Business
Venerable West Warwick mill dodges auction block, for now
01:00 AM EST on Wednesday, January 16, 2008
WEST WARWICK — The assets of Riverpoint Lace Works, the textile dyeing and finishing company that has operated on Main Street for more than 80 years, were to have gone on the auction block this morning.
But the company’s court-appointed receiver yesterday postponed the sale for a week to give two prospective buyers time to consider purchase the business and keep it going.
The auction has been rescheduled for 10:30 a.m. next Wednesday — and no later — at the plant site, 825 Main St., said receiver Theodore Orson, of the law firm of Orson and Brusini.
“With approximately 50 workers here, we’re doing everything we possibly can to save jobs,” Orson said. “If we can sell it as an ongoing business, we can expect to get a lot more money than we would if we were just to sell equipment. We’d be doing creditors a service.”
Riverpoint Lace boasts that its plant, erected in 1809 as the Lippitt Manufacturing company, is the “oldest continuously operated textile mill in the United States.” Its current owners acquired it in 1925.
Over the decades, the privately owned company has seen many of its competitors move their operations overseas. And it became increasingly difficult to operate to keep its own head above water.
Last fall Riverpoint Lace petitioned the Superior Court to place it in receivership, and Orson has been operating the business since November.
The company had long been trying to dig itself out from a deluge of mounting debts and bills.
In July 2000, its gas was turned off for nonpayment, and payroll checks were late. After the scheduled week of summer vacation, the company was saved by a few unexpected receipts, but the reprieve didn’t last long.
By February 2001, Riverpoint Lace was facing the threat of foreclosure by what was then Fleet Bank. Eventually, on Thanksgiving Day of that year, an anonymous donor interested in investing in the company put up $280,000 to stave off the auction block.
Over the years, the company has come to the Town Council asking for leniency on its property taxes. And until recently, the council always agreed, said council President Edward A. Giroux.
“We’ve forgiven and forgiven and forgiven more and more times over the past years I’ve been here to help them stay in business,” said Giroux. “I know they’ve missed deadline after deadline. Maybe, where it is now, we were just postponing the inevitable.”
The owners came before the council late last year in hopes of getting another deferment, which the council rejected. Contacted yesterday afternoon, the tax assessor’s office refused to provide information about delinquent taxes, if any.
There’s no magic number the company is looking at to pay off all of its debts, Orson, the receiver, said yesterday. Creditors have until April 4 to submit their claims, he said.
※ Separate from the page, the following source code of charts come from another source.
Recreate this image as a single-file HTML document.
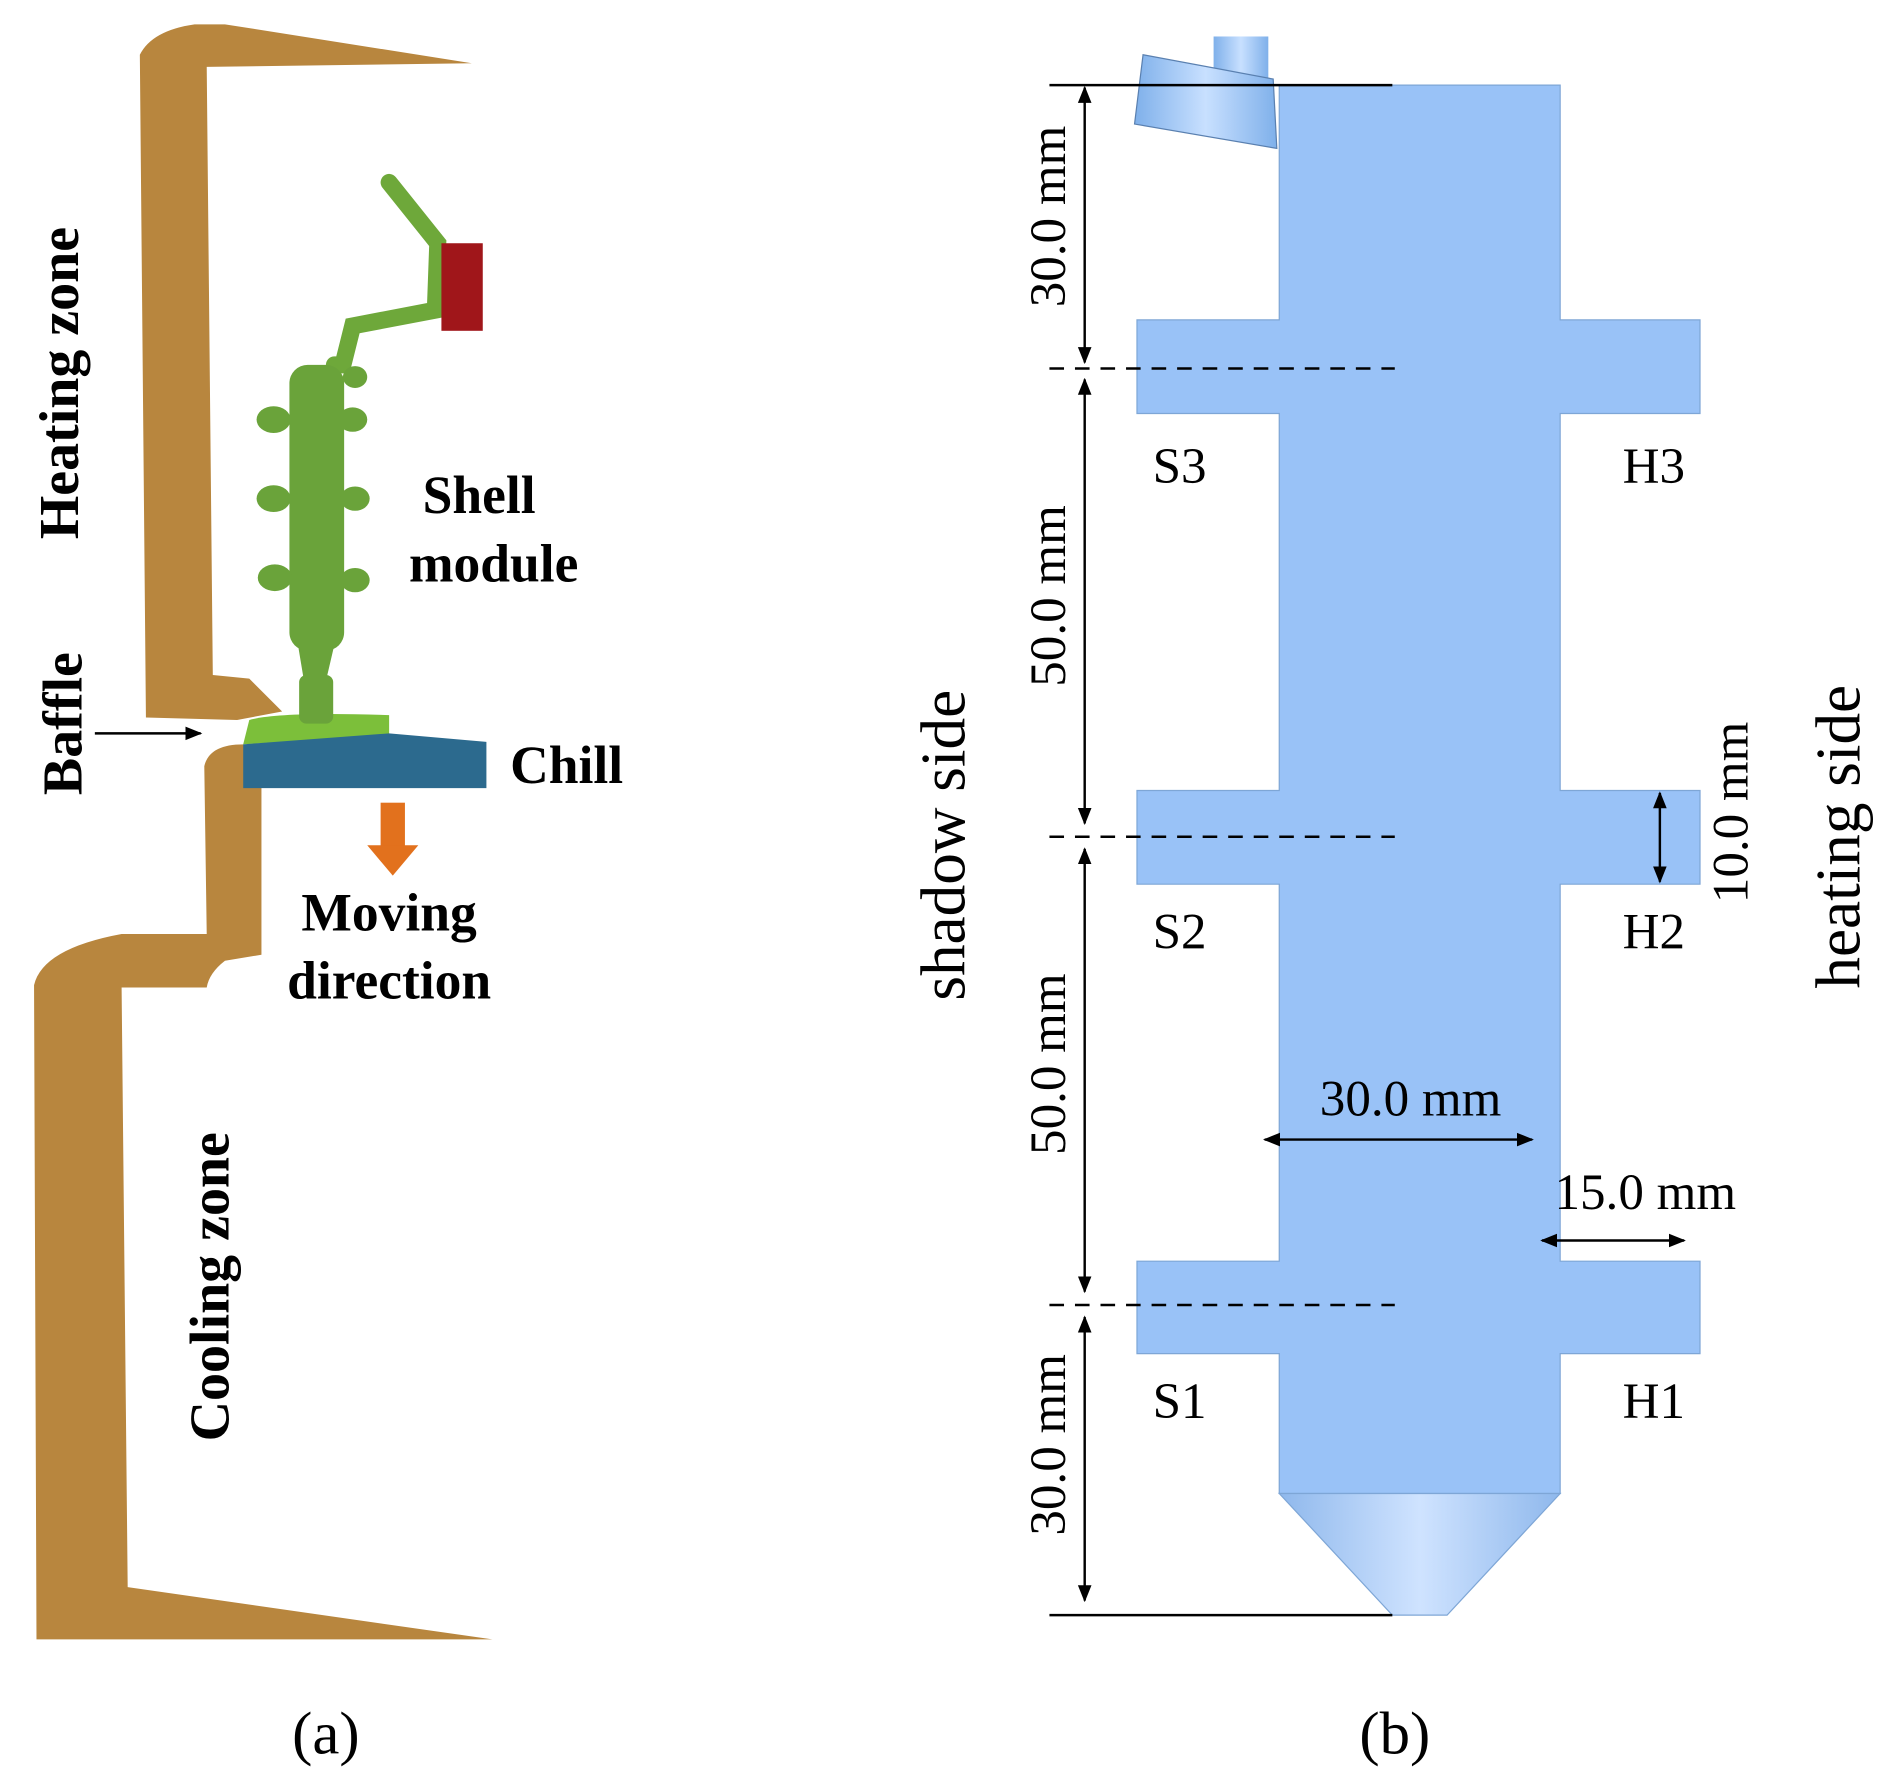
<!DOCTYPE html>
<html><head><meta charset="utf-8"><style>
html,body{margin:0;padding:0;background:#fff}
svg{display:block}
text{font-family:"Liberation Serif",serif}
</style></head><body>
<svg width="1897" height="1772" viewBox="0 0 1560 1457" preserveAspectRatio="none" xmlns="http://www.w3.org/2000/svg">
<defs>
<marker id="ah" viewBox="0 0 10 10" refX="9" refY="5" markerWidth="7" markerHeight="7" orient="auto-start-reverse"><path d="M0,1 L10,5 L0,9 z" fill="#000"/></marker>
<linearGradient id="cone" x1="0" x2="1" y1="0" y2="0"><stop offset="0" stop-color="#8fb8ec"/><stop offset="0.5" stop-color="#cfe3ff"/><stop offset="1" stop-color="#8fb8ec"/></linearGradient>
<linearGradient id="pipe" x1="0" x2="1"><stop offset="0" stop-color="#7fb0ea"/><stop offset="0.5" stop-color="#c8e0ff"/><stop offset="1" stop-color="#7fb0ea"/></linearGradient>
</defs>
<!-- (a) heater -->
<path d="M115,45 Q125,25 160,20 L185,20 L388,52 L170,55 L175,555 L205,558 L232,585 L195,592 L120,590 Z" fill="#b8863e"/>
<path d="M168,630 Q172,612 200,612 L215,620 L215,785 L185,790 Q172,800 170,812 L100,812 L105,1305 L405,1348 L30,1348 L28,810 Q35,780 100,768 L170,768 Z" fill="#b8863e"/>
<!-- shell module -->
<path d="M200,612 L205,592 Q230,585 320,588 L320,605 Z" fill="#7cbf3a"/>
<path d="M200,612 L320,603 L400,610 L400,648 L200,648 Z" fill="#2c6a8e"/>
<path d="M320,150 L360,200 L358,255 L290,268 L282,300 L275,300" stroke="#6ea83a" stroke-width="14" fill="none" stroke-linecap="round"/>
<rect x="238" y="300" width="45" height="235" rx="15" fill="#6aa33a"/>
<g fill="#6aa33a">
<ellipse cx="225" cy="345" rx="14" ry="11"/><ellipse cx="290" cy="345" rx="12" ry="10"/>
<ellipse cx="225" cy="410" rx="14" ry="11"/><ellipse cx="292" cy="410" rx="12" ry="10"/>
<ellipse cx="226" cy="475" rx="14" ry="11"/><ellipse cx="292" cy="477" rx="12" ry="10"/>
<ellipse cx="292" cy="310" rx="10" ry="9"/>
<path d="M245,530 L275,530 L268,560 L250,560 Z"/>
<rect x="246" y="555" width="28" height="40" rx="6"/>
</g>
<rect x="363" y="200" width="34" height="72" fill="#a0161a"/>
<!-- arrows -->
<line x1="78" y1="603" x2="165" y2="603" stroke="#000" stroke-width="2" marker-end="url(#ah)"/>
<rect x="313" y="660" width="20" height="36" fill="#e2711d"/>
<path d="M302,695 L344,695 L323,720 Z" fill="#e2711d"/>
<g font-weight="bold" font-size="46" fill="#000">
<text transform="translate(64,315) rotate(-90)" text-anchor="middle">Heating zone</text>
<text transform="translate(67,595) rotate(-90)" text-anchor="middle">Baffle</text>
<text transform="translate(188,1058) rotate(-90)" text-anchor="middle">Cooling zone</text>
</g>
<g font-weight="bold" font-size="44" fill="#000">
<text x="394" y="422" text-anchor="middle">Shell</text>
<text x="406" y="478" text-anchor="middle">module</text>
<text x="466" y="644" text-anchor="middle">Chill</text>
<text x="320" y="765" text-anchor="middle">Moving</text>
<text x="320" y="821" text-anchor="middle">direction</text>
</g>
<text x="268" y="1442" font-size="50" text-anchor="middle">(a)</text>
<!-- (b) -->
<g transform="translate(-5,0)">
<path d="M1057,70 L1288,70 L1288,263 L1403,263 L1403,340 L1288,340 L1288,650 L1403,650 L1403,727 L1288,727 L1288,1037 L1403,1037 L1403,1113 L1288,1113 L1288,1228 L1057,1228 L1057,1113 L940,1113 L940,1037 L1057,1037 L1057,727 L940,727 L940,650 L1057,650 L1057,340 L940,340 L940,263 L1057,263 Z" fill="#99c2f7" stroke="#7ea6d6" stroke-width="1"/>
<path d="M1057,1228 L1288,1228 L1195,1328 L1150,1328 Z" fill="url(#cone)" stroke="#7ea6d6"/>
<rect x="1003" y="30" width="45" height="40" fill="url(#pipe)"/>
<path d="M945,45 L1052,65 L1055,122 L938,102 Z" fill="url(#pipe)" stroke="#5a80b0"/>
<g stroke="#000" stroke-width="2">
<line x1="868" y1="70" x2="1150" y2="70"/>
<line x1="868" y1="1328" x2="1150" y2="1328"/>
<g stroke-dasharray="12,9"><line x1="868" y1="303" x2="1152" y2="303"/><line x1="868" y1="688" x2="1152" y2="688"/><line x1="868" y1="1073" x2="1152" y2="1073"/></g>
<line x1="897" y1="72" x2="897" y2="298" marker-start="url(#ah)" marker-end="url(#ah)"/>
<line x1="897" y1="312" x2="897" y2="677" marker-start="url(#ah)" marker-end="url(#ah)"/>
<line x1="897" y1="698" x2="897" y2="1062" marker-start="url(#ah)" marker-end="url(#ah)"/>
<line x1="897" y1="1083" x2="897" y2="1316" marker-start="url(#ah)" marker-end="url(#ah)"/>
<line x1="1045" y1="937" x2="1265" y2="937" marker-start="url(#ah)" marker-end="url(#ah)"/>
<line x1="1273" y1="1020" x2="1390" y2="1020" marker-start="url(#ah)" marker-end="url(#ah)"/>
<line x1="1370" y1="652" x2="1370" y2="725" marker-start="url(#ah)" marker-end="url(#ah)"/>
</g>
<g font-size="42" fill="#000">
<text transform="translate(881,178) rotate(-90)" text-anchor="middle">30.0 mm</text>
<text transform="translate(881,490) rotate(-90)" text-anchor="middle">50.0 mm</text>
<text transform="translate(881,875) rotate(-90)" text-anchor="middle">50.0 mm</text>
<text transform="translate(881,1188) rotate(-90)" text-anchor="middle">30.0 mm</text>
<text transform="translate(1442,668) rotate(-90)" text-anchor="middle">10.0 mm</text>
<text x="1165" y="917" text-anchor="middle">30.0 mm</text>
<text x="1358" y="994" text-anchor="middle">15.0 mm</text>
<text x="975" y="397" text-anchor="middle">S3</text><text x="1365" y="397" text-anchor="middle">H3</text>
<text x="975" y="780" text-anchor="middle">S2</text><text x="1365" y="780" text-anchor="middle">H2</text>
<text x="975" y="1166" text-anchor="middle">S1</text><text x="1365" y="1166" text-anchor="middle">H1</text>
</g>
<g font-size="52" fill="#000">
<text transform="translate(798,695) rotate(-90)" text-anchor="middle">shadow side</text>
<text transform="translate(1534,688) rotate(-90)" text-anchor="middle">heating side</text>
</g>
<text x="1152" y="1442" font-size="50" text-anchor="middle">(b)</text>
</g>
</svg>
</body></html>
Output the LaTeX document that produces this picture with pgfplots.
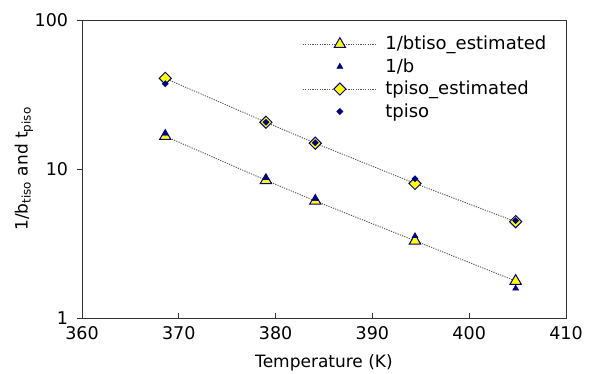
\documentclass[border=0pt]{standalone}
\usepackage{fontspec}
\setmainfont{DejaVu Sans}
\usepackage{pgfplots}
\pgfplotsset{compat=1.18}
\definecolor{mnavy}{RGB}{0,0,128}
\definecolor{myellow}{RGB}{255,255,0}
\definecolor{lgray}{RGB}{85,85,85}
\begin{document}
\fontsize{17}{20}\selectfont
\begin{tikzpicture}
\begin{axis}[name=ax, scale only axis, width=484pt, height=298pt,
  xmin=360, xmax=410, ymode=log, ymin=1, ymax=100,
  xtick={360,370,380,390,400,410}, xticklabels={360,370,380,390,400,410},
  ytick={1,10,100}, yticklabels={1,10,100}, yminorticks=false,
  xtick pos=bottom, ytick pos=left,
  xtick align=inside, ytick align=outside, major tick length=5pt,
  tick style={black!80, line width=0.8pt},
  axis line style={black!80, line width=0.9pt},
  tick label style={font=\fontsize{17.5}{20}\selectfont},
  xticklabel style={yshift=-3pt},
  yticklabel style={xshift=-3pt},
  /pgf/number format/assume math mode=true,
  xlabel={Temperature (K)},
  ylabel={1/b\textsubscript{tiso} and t\textsubscript{piso}},
  every axis x label/.style={at={(axis description cs:0.5,-0.15)}, anchor=center},
  every axis y label/.style={at={(axis description cs:-0.12,0.5)}, anchor=center, rotate=90},
  label style={font=\fontsize{17}{20}\selectfont},
  legend cell align=left,
  legend image code/.code={\draw[#1, mark repeat=2, mark phase=2] plot coordinates {(0pt,0pt) (37pt,0pt) (74pt,0pt)};},
  legend style={at={(axis description cs:0.455,0.95)}, anchor=north west, draw=none, fill=none,
    font=\fontsize{18}{21}\selectfont, inner sep=0pt, row sep=4.2pt,
    nodes={inner sep=1pt}},
  legend style={cells={text depth=0pt}},
]
\addplot[lgray, line width=0.9pt, dash pattern=on 1.2pt off 1.2pt,
  mark=triangle*, mark size=6.5pt, mark options={solid, fill=myellow, draw=mnavy, line width=1pt}]
  coordinates {(368.6,16.6) (379.0,8.4) (384.1,6.1) (394.4,3.3) (404.8,1.77)};
\addlegendentry{\hspace*{7pt}1/btiso\_estimated}
\addplot[only marks, mnavy, mark=triangle*, mark size=3.5pt]
  coordinates {(368.6,17.3) (379.0,8.7) (384.1,6.3) (394.4,3.55) (404.8,1.58)};
\addlegendentry{\hspace*{7pt}1/b}
\addplot[lgray, line width=0.9pt, dash pattern=on 1.2pt off 1.2pt,
  mark=square*, mark size=4.3pt, mark options={solid, rotate=45, fill=myellow, draw=mnavy, line width=1pt}]
  coordinates {(368.6,40.6) (379.0,20.6) (384.1,14.9) (394.4,8.0) (404.8,4.43)};
\addlegendentry{\hspace*{7pt}tpiso\_estimated}
\addplot[only marks, mnavy, mark=square*, mark size=2.2pt, mark options={rotate=45}]
  coordinates {(368.6,37.3) (379.0,20.6) (384.1,15.0) (394.4,8.6) (404.8,4.5)};
\addlegendentry{\hspace*{7pt}tpiso}
\end{axis}
\pgfresetboundingbox
\path[use as bounding box] ([shift={(-82pt,-55pt)}]ax.south west) rectangle ++(602pt,373pt);
\end{tikzpicture}
\end{document}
Whether Riverpoint Lace will be sold as a going concern or piecemeal remains to be seen, Orson said.
“We’ll tally up the way that yields the most net dollars and sell it in that manner,” Orson said.
“It’s my belief the way to net the most money is to sell it as a going concern.”
Selling the company as a continuing business presents another advantage, Orson said: “It would be tremendous if we could keep the history alive.”